Instructions for the task » Copy, from the entries below, each line where the word "this" can be found.

"""

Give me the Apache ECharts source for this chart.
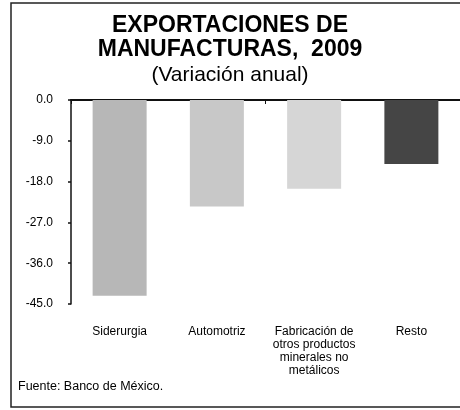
<!DOCTYPE html>
<html>
<head>
<meta charset="utf-8">
<script src="https://cdn.jsdelivr.net/npm/echarts@6/dist/echarts.min.js"></script>
<style>
  html, body { margin: 0; padding: 0; background: #fff; }
  #chart { width: 460px; height: 410px; }
</style>
</head>
<body>
<div id="chart"></div>
<script>
// datos (variacion anual, %)
const categories = ['Siderurgia', 'Automotriz', 'Fabricación de\notros productos\nminerales no\nmetálicos', 'Resto']
const values = [-43.2, -23.5, -19.6, -14.1]
const yMin = -45
const yMax = 0
const yStep = 9

const barColors = ['#b7b7b7', '#c8c8c8', '#d6d6d6', '#454545']
const font = 'Liberation Sans, Arial, sans-serif'

const chart = echarts.init(document.getElementById('chart'))

chart.setOption({
  backgroundColor: '#fff',
  animation: false,
  title: {
    left: 'center',
    top: 9,
    text: 'EXPORTACIONES DE\nMANUFACTURAS,  2009',
    subtext: '(Variación anual)',
    itemGap: 3,
    textStyle: { fontFamily: font, fontSize: 23, fontWeight: 'bold', color: '#000', lineHeight: 24 },
    subtextStyle: { fontFamily: font, fontSize: 21, color: '#000' }
  },
  grid: { left: 71, top: 100, width: 397, height: 204 },
  xAxis: [
    {
      type: 'category',
      data: categories,
      position: 'bottom',
      axisLine: { show: false },
      axisTick: { show: false },
      axisLabel: { margin: 21, fontFamily: font, fontSize: 12, lineHeight: 13, color: '#000', interval: 0 }
    },
    {
      type: 'category',
      data: categories,
      position: 'top',
      axisLine: { show: true, lineStyle: { color: '#111', width: 2 } },
      axisTick: { show: true, inside: true, length: 4, lineStyle: { color: '#111' } },
      axisLabel: { show: false }
    }
  ],
  yAxis: {
    type: 'value',
    min: yMin,
    max: yMax,
    interval: yStep,
    splitLine: { show: false },
    axisLine: { show: true, lineStyle: { color: '#111', width: 1.5 } },
    axisTick: { show: true, length: 3, lineStyle: { color: '#111', width: 1.5 } },
    axisLabel: {
      margin: 18,
      fontFamily: font,
      fontSize: 12,
      color: '#000',
      formatter: v => v.toFixed(1)
    }
  },
  graphic: [
    {
      type: 'rect',
      shape: { x: 11, y: 3, width: 480, height: 404 },
      style: { fill: 'none', stroke: '#222', lineWidth: 1.5 },
      silent: true
    },
    {
      type: 'text',
      left: 18,
      top: 380,
      style: { text: 'Fuente: Banco de México.', font: '12.5px ' + font, fill: '#000' }
    }
  ],
  series: [
    {
      type: 'bar',
      xAxisIndex: 0,
      data: values,
      barWidth: 54,
      itemStyle: { color: p => barColors[p.dataIndex] }
    }
  ]
})
</script>
</body>
</html>
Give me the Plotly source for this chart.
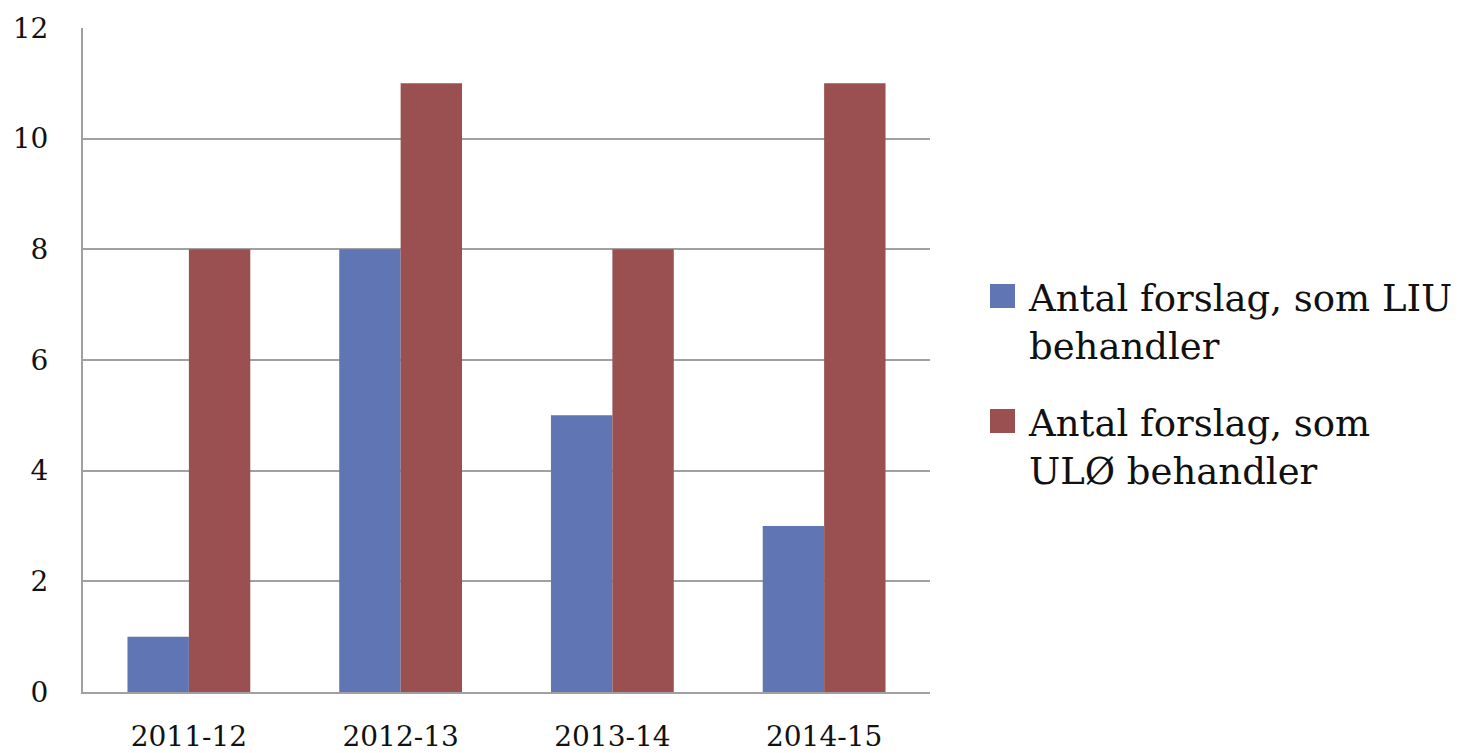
import plotly.graph_objects as go

categories = ["2011-12", "2012-13", "2013-14", "2014-15"]
liu_values = [1, 8, 5, 3]
ulo_values = [8, 11, 8, 11]
series_names = ["Antal forslag, som LIU<br>behandler", "Antal forslag, som<br>ULØ behandler"]
series_colors = ["#5F75B4", "#9A5050"]
y_ticks = [0, 2, 4, 6, 8, 10, 12]

font_family = "DejaVu Serif, Liberation Serif, serif"

W, H = 1460, 753
ML, MR, MT, MB = 83, 530, 28, 61
PW, PH = W - ML - MR, H - MT - MB


def px_x(x):
    return (x - ML) / PW


def px_y(y):
    return (H - MB - y) / PH


fig = go.Figure()
fig.add_trace(go.Bar(x=categories, y=liu_values, name=series_names[0],
                     marker=dict(color=series_colors[0], line=dict(width=0)),
                     showlegend=False))
fig.add_trace(go.Bar(x=categories, y=ulo_values, name=series_names[1],
                     marker=dict(color=series_colors[1], line=dict(width=0)),
                     showlegend=False))

# manual legend (layout only)
legend_tops = [284, 409]
for name, color, top in zip(series_names, series_colors, legend_tops):
    fig.add_shape(type="rect", xref="paper", yref="paper",
                  x0=px_x(990), x1=px_x(1015), y0=px_y(top + 24), y1=px_y(top),
                  fillcolor=color, line=dict(width=0))
    fig.add_annotation(xref="paper", yref="paper", x=px_x(1026), y=px_y(top - 9),
                       xanchor="left", yanchor="top", align="left",
                       text=name, showarrow=False,
                       font=dict(size=37, family=font_family, color="#111111"))

fig.update_layout(
    width=W, height=H,
    margin=dict(l=ML, r=MR, t=MT, b=MB),
    paper_bgcolor="white", plot_bgcolor="white",
    barmode="group", bargap=0.42, bargroupgap=0,
    font=dict(family=font_family, color="#111111"),
    showlegend=False,
)
fig.update_xaxes(type="category", showline=True, linecolor="#A0A0A0", linewidth=2,
                 tickfont=dict(size=28), ticks="", ticklabelstandoff=18,
                 showgrid=False, automargin=False)
fig.update_yaxes(range=[0, 12], tickvals=y_ticks, showline=True,
                 linecolor="#A0A0A0", linewidth=2,
                 gridcolor="#A0A0A0", gridwidth=1.5,
                 tickfont=dict(size=28), ticks="", ticklabelstandoff=27,
                 zeroline=False, automargin=False)

fig.write_html("out.html", config={"displayModeBar": False},
               post_script="document.body.style.margin='0';document.body.style.overflow='hidden';")
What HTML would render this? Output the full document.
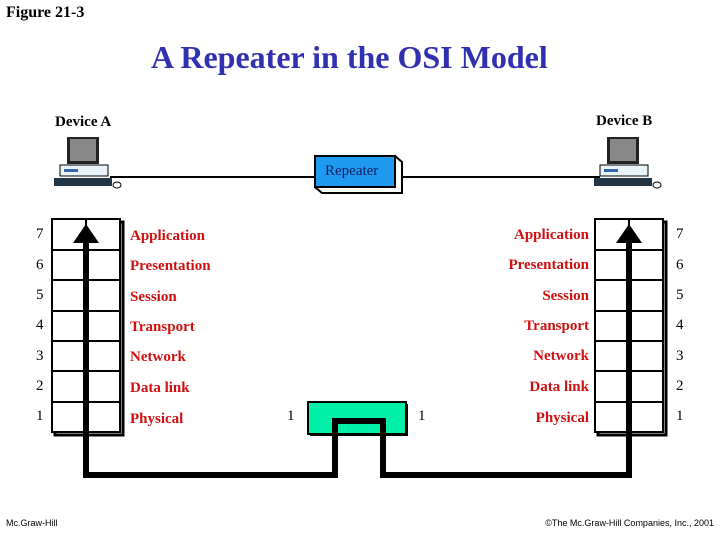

"""

Solution to the problem »
Give me the Apache ECharts source for this chart.
Give me the Plotly source for this chart.
What HTML would render this? Output the full document.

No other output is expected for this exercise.